DATASET CONTENT =
::::::::

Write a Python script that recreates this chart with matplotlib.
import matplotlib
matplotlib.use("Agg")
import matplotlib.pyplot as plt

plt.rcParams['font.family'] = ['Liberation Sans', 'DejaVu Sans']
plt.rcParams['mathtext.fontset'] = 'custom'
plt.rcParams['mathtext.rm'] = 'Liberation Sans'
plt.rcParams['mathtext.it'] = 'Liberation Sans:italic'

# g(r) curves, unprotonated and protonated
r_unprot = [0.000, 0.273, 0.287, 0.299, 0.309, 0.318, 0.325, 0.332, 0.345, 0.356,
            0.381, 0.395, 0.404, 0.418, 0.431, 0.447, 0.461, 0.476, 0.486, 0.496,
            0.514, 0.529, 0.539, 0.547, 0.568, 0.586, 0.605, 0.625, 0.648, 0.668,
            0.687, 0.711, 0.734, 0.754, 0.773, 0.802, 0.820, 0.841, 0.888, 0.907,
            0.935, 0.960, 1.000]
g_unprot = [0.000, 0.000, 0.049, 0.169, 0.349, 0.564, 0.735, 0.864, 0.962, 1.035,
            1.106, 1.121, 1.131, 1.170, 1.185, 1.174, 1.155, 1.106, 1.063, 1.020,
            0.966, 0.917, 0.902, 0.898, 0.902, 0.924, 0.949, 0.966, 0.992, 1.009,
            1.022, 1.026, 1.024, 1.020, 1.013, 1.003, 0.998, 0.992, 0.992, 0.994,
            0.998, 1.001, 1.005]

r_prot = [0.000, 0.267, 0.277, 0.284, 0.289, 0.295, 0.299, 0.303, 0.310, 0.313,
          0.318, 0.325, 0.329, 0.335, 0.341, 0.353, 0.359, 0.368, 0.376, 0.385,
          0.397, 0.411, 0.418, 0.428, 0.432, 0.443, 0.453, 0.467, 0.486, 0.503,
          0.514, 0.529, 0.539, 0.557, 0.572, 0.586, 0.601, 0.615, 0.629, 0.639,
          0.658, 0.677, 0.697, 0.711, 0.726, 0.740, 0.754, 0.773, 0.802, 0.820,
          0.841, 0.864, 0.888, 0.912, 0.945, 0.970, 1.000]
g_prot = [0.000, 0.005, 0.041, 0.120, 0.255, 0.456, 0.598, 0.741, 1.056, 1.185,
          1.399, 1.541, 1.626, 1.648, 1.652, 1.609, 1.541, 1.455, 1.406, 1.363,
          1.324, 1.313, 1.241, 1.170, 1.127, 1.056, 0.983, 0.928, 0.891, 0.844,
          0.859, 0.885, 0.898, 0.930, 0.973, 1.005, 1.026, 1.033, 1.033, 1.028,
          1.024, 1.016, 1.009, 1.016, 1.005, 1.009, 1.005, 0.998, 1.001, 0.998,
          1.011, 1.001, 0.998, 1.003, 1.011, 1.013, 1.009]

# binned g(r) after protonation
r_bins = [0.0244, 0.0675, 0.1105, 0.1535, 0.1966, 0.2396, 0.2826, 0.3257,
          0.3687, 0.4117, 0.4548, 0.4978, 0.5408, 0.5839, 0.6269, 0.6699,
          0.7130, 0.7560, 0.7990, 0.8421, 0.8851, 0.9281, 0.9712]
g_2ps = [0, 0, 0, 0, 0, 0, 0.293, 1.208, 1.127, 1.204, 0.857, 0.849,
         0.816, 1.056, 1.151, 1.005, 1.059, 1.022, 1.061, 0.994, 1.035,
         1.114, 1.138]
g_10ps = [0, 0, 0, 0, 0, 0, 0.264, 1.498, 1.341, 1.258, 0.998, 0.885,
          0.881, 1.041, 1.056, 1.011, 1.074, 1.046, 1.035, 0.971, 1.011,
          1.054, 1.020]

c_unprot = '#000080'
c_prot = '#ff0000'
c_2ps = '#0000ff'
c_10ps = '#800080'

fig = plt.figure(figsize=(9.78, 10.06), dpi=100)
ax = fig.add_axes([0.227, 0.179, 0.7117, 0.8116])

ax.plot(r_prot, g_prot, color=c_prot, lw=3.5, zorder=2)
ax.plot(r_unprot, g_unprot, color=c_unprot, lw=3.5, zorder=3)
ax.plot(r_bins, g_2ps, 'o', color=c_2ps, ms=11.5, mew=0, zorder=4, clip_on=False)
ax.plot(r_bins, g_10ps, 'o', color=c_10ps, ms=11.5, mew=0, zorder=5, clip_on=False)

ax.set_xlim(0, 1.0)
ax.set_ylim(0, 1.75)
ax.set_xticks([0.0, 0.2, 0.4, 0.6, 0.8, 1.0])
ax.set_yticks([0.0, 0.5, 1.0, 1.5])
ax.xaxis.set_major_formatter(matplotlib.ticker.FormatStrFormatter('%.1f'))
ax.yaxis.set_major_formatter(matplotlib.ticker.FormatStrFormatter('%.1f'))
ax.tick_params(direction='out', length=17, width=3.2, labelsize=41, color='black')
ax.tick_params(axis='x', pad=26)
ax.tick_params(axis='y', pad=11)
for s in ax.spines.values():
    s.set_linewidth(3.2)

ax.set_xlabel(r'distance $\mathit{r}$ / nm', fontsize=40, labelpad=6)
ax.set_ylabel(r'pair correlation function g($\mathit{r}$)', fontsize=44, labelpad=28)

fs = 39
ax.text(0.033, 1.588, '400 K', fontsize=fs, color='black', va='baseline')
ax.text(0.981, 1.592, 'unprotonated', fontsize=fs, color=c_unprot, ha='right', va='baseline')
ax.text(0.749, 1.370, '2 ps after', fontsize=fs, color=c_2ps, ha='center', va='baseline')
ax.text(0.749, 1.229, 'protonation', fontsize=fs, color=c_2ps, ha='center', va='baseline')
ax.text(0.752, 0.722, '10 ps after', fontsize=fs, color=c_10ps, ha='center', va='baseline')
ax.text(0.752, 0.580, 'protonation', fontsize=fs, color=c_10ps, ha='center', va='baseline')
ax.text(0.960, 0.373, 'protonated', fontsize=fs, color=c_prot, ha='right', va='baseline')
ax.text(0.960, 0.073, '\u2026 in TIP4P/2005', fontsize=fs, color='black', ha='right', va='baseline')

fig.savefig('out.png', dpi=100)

::::::::

REQUIREMENT = Print, please, the lines from the first line of the material through the line that contains "0.998, 1.001, 1.005]", exactly as written and with nothing added.

WRITTEN RESPONSE =
Write a Python script that recreates this chart with matplotlib.
import matplotlib
matplotlib.use("Agg")
import matplotlib.pyplot as plt

plt.rcParams['font.family'] = ['Liberation Sans', 'DejaVu Sans']
plt.rcParams['mathtext.fontset'] = 'custom'
plt.rcParams['mathtext.rm'] = 'Liberation Sans'
plt.rcParams['mathtext.it'] = 'Liberation Sans:italic'

# g(r) curves, unprotonated and protonated
r_unprot = [0.000, 0.273, 0.287, 0.299, 0.309, 0.318, 0.325, 0.332, 0.345, 0.356,
            0.381, 0.395, 0.404, 0.418, 0.431, 0.447, 0.461, 0.476, 0.486, 0.496,
            0.514, 0.529, 0.539, 0.547, 0.568, 0.586, 0.605, 0.625, 0.648, 0.668,
            0.687, 0.711, 0.734, 0.754, 0.773, 0.802, 0.820, 0.841, 0.888, 0.907,
            0.935, 0.960, 1.000]
g_unprot = [0.000, 0.000, 0.049, 0.169, 0.349, 0.564, 0.735, 0.864, 0.962, 1.035,
            1.106, 1.121, 1.131, 1.170, 1.185, 1.174, 1.155, 1.106, 1.063, 1.020,
            0.966, 0.917, 0.902, 0.898, 0.902, 0.924, 0.949, 0.966, 0.992, 1.009,
            1.022, 1.026, 1.024, 1.020, 1.013, 1.003, 0.998, 0.992, 0.992, 0.994,
            0.998, 1.001, 1.005]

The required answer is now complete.